Dengan demikian, semua gejala dan
realitas yang kita lihat dalam alam hanyalah modi saja dari Allah
sebagai substansi tunggal. Dengan kata lain, alam dan segala isinya adalah
identik dengan Allah secara prinsipil. Kata kunci ajaran beliau adalah Deus
sive natur (Allah atau alam). Yang berbeda dari ajaran ini hanyalah istilah
dan sudut pandangnya saja. Sebagai Allah, alam adalah natura naturans (alam
yang melahirkan). Natura naturans dipandang sebagai asal-usul, sebagai
sumber pemancaran, sebagai daya pencipta yang asali.

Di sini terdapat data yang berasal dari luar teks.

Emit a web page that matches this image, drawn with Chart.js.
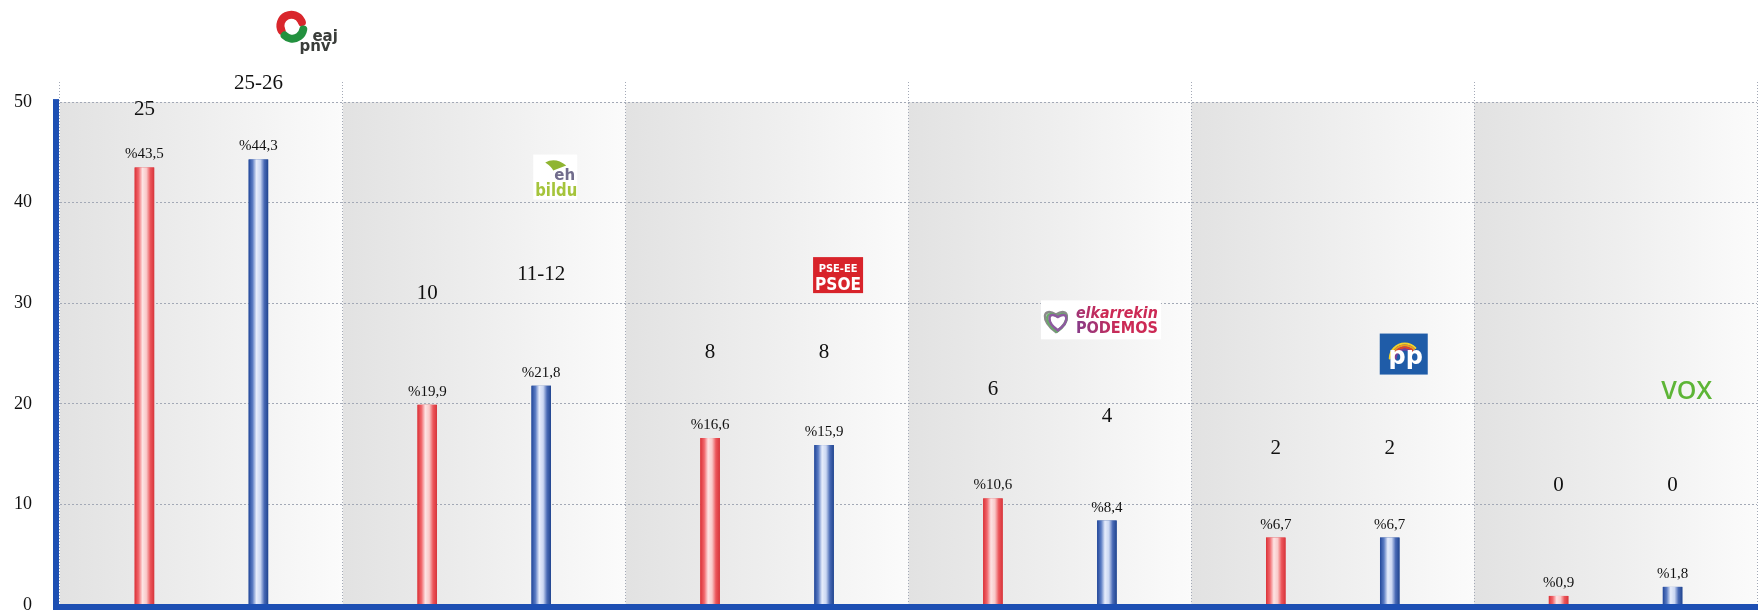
<!DOCTYPE html>
<html>
<head>
<meta charset="utf-8">
<script src="https://cdn.jsdelivr.net/npm/chart.js@4.4.1/dist/chart.umd.min.js"></script>
<style>
  html, body { margin: 0; padding: 0; background: #fff; }
  #wrap { width: 1758px; height: 610px; }
</style>
</head>
<body>
<div id="wrap"><canvas id="inkestaChart" width="1758" height="610"></canvas></div>
<script>
// Datuak
const alderdiak = ['EAJ-PNV', 'EH Bildu', 'PSE-EE (PSOE)', 'Elkarrekin Podemos', 'PP', 'Vox'];
const boto2016 = [43.5, 19.9, 16.6, 10.6, 6.7, 0.9];
const botoInkesta = [44.3, 21.8, 15.9, 8.4, 6.7, 1.8];
const eserleku2016 = ['25', '10', '8', '6', '2', '0'];
const eserlekuInkesta = ['25-26', '11-12', '8', '4', '2', '0'];
const yTicks = [0, 10, 20, 30, 40, 50];

// Eserleku-etiketen eta logoen altuera (ardatzaren unitateetan)
const eserlekuMaila2016 = [49.3, 31.0, 25.1, 21.4, 15.6, 11.9];
const eserlekuMailaInkesta = [51.9, 32.9, 25.1, 18.7, 15.6, 11.9];
const logoMaila = [57.0, 42.6, 32.8, 28.4, 24.9, 21.3];
const logoDx = [46, 14, 14, -6, 14, 14];

const SERIF = '"Liberation Serif", "Times New Roman", serif';
const urdina = '#1d4fb3';

const ehuneko = v => '%' + v.toFixed(1).replace('.', ',');

// --- logoak (marrazki sinpleak) ---
function logoPnv(ctx, cx, cy) {
  const sx = cx - 13, sy = cy - 6;
  ctx.lineCap = 'round';
  ctx.lineWidth = 8;
  ctx.strokeStyle = '#d9262c';
  ctx.beginPath(); ctx.arc(sx, sy, 11, Math.PI * 0.85, Math.PI * 1.9); ctx.stroke();
  ctx.strokeStyle = '#23913f';
  ctx.beginPath(); ctx.arc(sx + 1, sy + 2, 11, Math.PI * 0.05, Math.PI * 0.75); ctx.stroke();
  ctx.fillStyle = '#3a3d3a';
  ctx.textAlign = 'left';
  ctx.textBaseline = 'alphabetic';
  ctx.font = 'bold 15px "DejaVu Sans", sans-serif';
  ctx.fillText('eaj', cx + 8, cy + 9);
  ctx.fillText('pnv', cx - 5, cy + 19);
}

function logoBildu(ctx, cx, cy) {
  ctx.fillStyle = '#ffffff';
  ctx.fillRect(cx - 22, cy - 22, 44, 45);
  ctx.fillStyle = '#8fb531';
  ctx.beginPath();
  ctx.moveTo(cx - 10, cy - 14);
  ctx.quadraticCurveTo(cx, cy - 20, cx + 11, cy - 11);
  ctx.lineTo(cx - 2, cy - 6);
  ctx.quadraticCurveTo(cx - 4, cy - 10, cx - 10, cy - 14);
  ctx.fill();
  ctx.textAlign = 'left';
  ctx.textBaseline = 'alphabetic';
  ctx.font = 'bold 15px "DejaVu Sans", sans-serif';
  ctx.fillStyle = '#716c8c';
  ctx.fillText('eh', cx - 1, cy + 3);
  ctx.font = 'bold 17px "DejaVu Sans", sans-serif';
  ctx.fillStyle = '#a5c43b';
  ctx.fillText('bildu', cx - 20, cy + 19, 42);
}

function logoPsoe(ctx, cx, cy) {
  ctx.fillStyle = '#d8232a';
  ctx.fillRect(cx - 25, cy - 18, 50, 36);
  ctx.fillStyle = '#ffffff';
  ctx.textAlign = 'center';
  ctx.textBaseline = 'alphabetic';
  ctx.font = 'bold 11px "DejaVu Sans Condensed", "DejaVu Sans", sans-serif';
  ctx.fillText('PSE-EE', cx, cy - 3, 44);
  ctx.font = 'bold 18px "DejaVu Sans Condensed", "DejaVu Sans", sans-serif';
  ctx.fillText('PSOE', cx, cy + 15, 46);
}

function bihotza(ctx, x, y, s) {
  ctx.beginPath();
  ctx.moveTo(x, y + s * 0.45);
  ctx.bezierCurveTo(x - s * 0.62, y + s * 0.02, x - s * 0.5, y - s * 0.55, x, y - s * 0.22);
  ctx.bezierCurveTo(x + s * 0.5, y - s * 0.55, x + s * 0.62, y + s * 0.02, x, y + s * 0.45);
  ctx.closePath();
}

function logoPodemos(ctx, cx, cy) {
  ctx.fillStyle = '#ffffff';
  ctx.fillRect(cx - 60, cy - 19, 120, 39);
  const hx = cx - 44, hy = cy + 1;
  ctx.lineWidth = 2.5;
  ctx.strokeStyle = '#8a8a8a'; bihotza(ctx, hx - 1, hy, 26); ctx.stroke();
  ctx.strokeStyle = '#6aa86a'; bihotza(ctx, hx, hy + 1, 23); ctx.stroke();
  ctx.strokeStyle = '#8e5aa0'; bihotza(ctx, hx + 1, hy + 1, 20); ctx.stroke();
  const g = ctx.createLinearGradient(cx - 26, 0, cx + 58, 0);
  g.addColorStop(0, '#6f3d86');
  g.addColorStop(0.5, '#8a3a86');
  g.addColorStop(1, '#cc2a55');
  ctx.fillStyle = g;
  ctx.textAlign = 'left';
  ctx.textBaseline = 'alphabetic';
  ctx.font = 'italic bold 15px "DejaVu Sans", sans-serif';
  ctx.fillText('elkarrekin', cx - 25, cy - 1, 82);
  ctx.font = 'bold 15px "DejaVu Sans", sans-serif';
  ctx.fillText('PODEMOS', cx - 25, cy + 14, 82);
}

function logoPp(ctx, cx, cy) {
  ctx.fillStyle = '#1f5ca8';
  ctx.fillRect(cx - 24, cy - 21, 48, 41);
  const kolore = ['#f5d327', '#f39a1e', '#e3422b', '#7b3f98'];
  ctx.lineWidth = 2;
  kolore.forEach((k, i) => {
    ctx.strokeStyle = k;
    ctx.beginPath();
    ctx.arc(cx + 1, cy + 4, 15 - i * 2, Math.PI * 1.0, Math.PI * 1.75);
    ctx.stroke();
  });
  ctx.fillStyle = '#ffffff';
  ctx.textAlign = 'center';
  ctx.textBaseline = 'alphabetic';
  ctx.font = 'bold 24px "DejaVu Sans", sans-serif';
  ctx.fillText('pp', cx + 2, cy + 9);
}

function logoVox(ctx, cx, cy) {
  ctx.fillStyle = '#5db536';
  ctx.textAlign = 'center';
  ctx.textBaseline = 'middle';
  ctx.font = '600 25px "Open Sans", "DejaVu Sans", sans-serif';
  ctx.fillText('VOX', cx, cy + 1, 56);
}

const logoak = [logoPnv, logoBildu, logoPsoe, logoPodemos, logoPp, logoVox];

// Atzeko banda grisak
const bandak = {
  id: 'bandak',
  beforeDraw(chart) {
    const { ctx, chartArea, scales: { x, y } } = chart;
    const w = x.getPixelForValue(1) - x.getPixelForValue(0);
    const top = y.getPixelForValue(50);
    ctx.save();
    alderdiak.forEach((_, i) => {
      const left = x.getPixelForValue(i) - w / 2;
      const g = ctx.createLinearGradient(left, 0, left + w, 0);
      g.addColorStop(0, '#e2e2e2');
      g.addColorStop(0.5, '#eeeeee');
      g.addColorStop(1, '#fbfbfb');
      ctx.fillStyle = g;
      ctx.fillRect(left, top, w, chartArea.bottom - top);
    });
    ctx.restore();
  }
};

// Barren itzalak, etiketak eta ardatz lodiak
const apainketak = {
  id: 'apainketak',
  afterDatasetsDraw(chart) {
    const { ctx, chartArea, scales: { y } } = chart;
    const geldiuneak = [
      ['#db3238', '#f1666b', '#fde3e3', '#f9c9c9', '#ec555a', '#d7353b'],
      ['#22479a', '#5a7bc3', '#e6ecfb', '#cbd7f2', '#4869b5', '#21458f']
    ];
    const eserlekuak = [eserleku2016, eserlekuInkesta];
    const mailak = [eserlekuMaila2016, eserlekuMailaInkesta];
    ctx.save();
    chart.data.datasets.forEach((ds, di) => {
      const meta = chart.getDatasetMeta(di);
      meta.data.forEach((bar, i) => {
        const { x, y: top, base, width } = bar.getProps(['x', 'y', 'base', 'width'], true);
        const g = ctx.createLinearGradient(x - width / 2, 0, x + width / 2, 0);
        geldiuneak[di].forEach((c, k) => g.addColorStop(k / 5, c));
        ctx.fillStyle = g;
        ctx.fillRect(x - width / 2, top, width, base - top);

        ctx.fillStyle = '#111';
        ctx.textAlign = 'center';
        ctx.textBaseline = 'alphabetic';
        ctx.font = '15px ' + SERIF;
        ctx.fillText(ehuneko(ds.data[i]), x, top - 9);

        ctx.font = '21px ' + SERIF;
        ctx.textBaseline = 'middle';
        ctx.fillText(eserlekuak[di][i], x, y.getPixelForValue(mailak[di][i]));
      });
    });

    // ardatz urdin lodiak
    ctx.fillStyle = urdina;
    const y0 = y.getPixelForValue(50.3);
    ctx.fillRect(chartArea.left - 7, y0, 6, chart.height - y0);
    ctx.fillRect(chartArea.left - 7, chartArea.bottom - 1, chart.width - chartArea.left + 7, 6);
    ctx.restore();
  },
  afterDraw(chart) {
    const { ctx, scales: { y } } = chart;
    const meta = chart.getDatasetMeta(1);
    ctx.save();
    logoak.forEach((marraztu, i) => {
      const bar = meta.data[i];
      marraztu(ctx, bar.x + logoDx[i], y.getPixelForValue(logoMaila[i]));
    });
    ctx.restore();
  }
};

new Chart(document.getElementById('inkestaChart'), {
  type: 'bar',
  data: {
    labels: alderdiak,
    datasets: [
      {
        label: '2016ko hauteskundeak',
        data: boto2016,
        backgroundColor: '#e0393e',
        categoryPercentage: 0.806,
        barPercentage: 0.171
      },
      {
        label: 'Inkesta',
        data: botoInkesta,
        backgroundColor: '#2f55a3',
        categoryPercentage: 0.806,
        barPercentage: 0.171
      }
    ]
  },
  options: {
    responsive: false,
    animation: false,
    layout: { padding: { top: 82, right: 1, bottom: 5, left: 0 } },
    plugins: {
      legend: { display: false },
      tooltip: { enabled: false }
    },
    scales: {
      x: {
        ticks: { display: false },
        grid: {
          offset: true,
          drawTicks: false,
          color: '#a3a9b6',
          lineWidth: 1
        },
        border: { display: false, dash: [1, 2] },
        afterFit: axis => { axis.height = 0; }
      },
      y: {
        min: 0,
        max: 52,
        afterBuildTicks: axis => { axis.ticks = yTicks.map(v => ({ value: v })); },
        afterFit: axis => {
          axis.width = 60;
          axis.paddingTop = 0;
          axis.paddingBottom = 0;
        },
        ticks: {
          color: '#111',
          padding: 28,
          font: { family: SERIF, size: 18 }
        },
        grid: {
          drawTicks: false,
          color: '#a3a9b6',
          lineWidth: 1
        },
        border: { display: false, dash: [2, 2] }
      }
    }
  },
  plugins: [bandak, apainketak]
});
</script>
</body>
</html>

Sebagai dirinya sendiri, alam adalah natura
naturata (alam yang dilahirkan) yaitu sebuah nama untuk alam dan Allah yang
sama tetapi dipandang menurut perkembangannya yaitu alam yang kelihatan. Dengan
ini beliau membantah ajaran Descartes bahwa realitas seluruhnya terdiri dari
tiga substansi (Allah, jiwa, materi). Bagi beliau hanya ada satu substansi
saja, yakni Allah/alam. Karena Tuhan telah menciptakan keduanya (jiwa dan
materi) dan dapat melenyapkannya jika mau. Tapi kecuali dalam kaitannya dengan
kemahatahuan Tuhan, pikiran dan materi adalah dua zat yang independen dan
didefinisikan berturut-turut oleh sifat-sifat pemikiran dan pengembangan.
Spinoza tidak mempunyai pemikiran yang seperti itu. Menurut beliau, pemikiran
dan pengembangan adalah sifat-sifat Tuhan. Tuhan juga memiliki sifat-sifat
lainnya yang tak terbatas jumlahnya, karena dia tidak terbatas dalam setiap
aspek-Nya; tetapi sifat-sifat lain tersebut tidak kita ketahui. Jiwa individu
dan potongan-potongan meteri yang terpisah bagi beliau merupakan kata sifat;
semua itu bukan benda, tetapi sekedar aspek-aspek dari yang Maha Suci.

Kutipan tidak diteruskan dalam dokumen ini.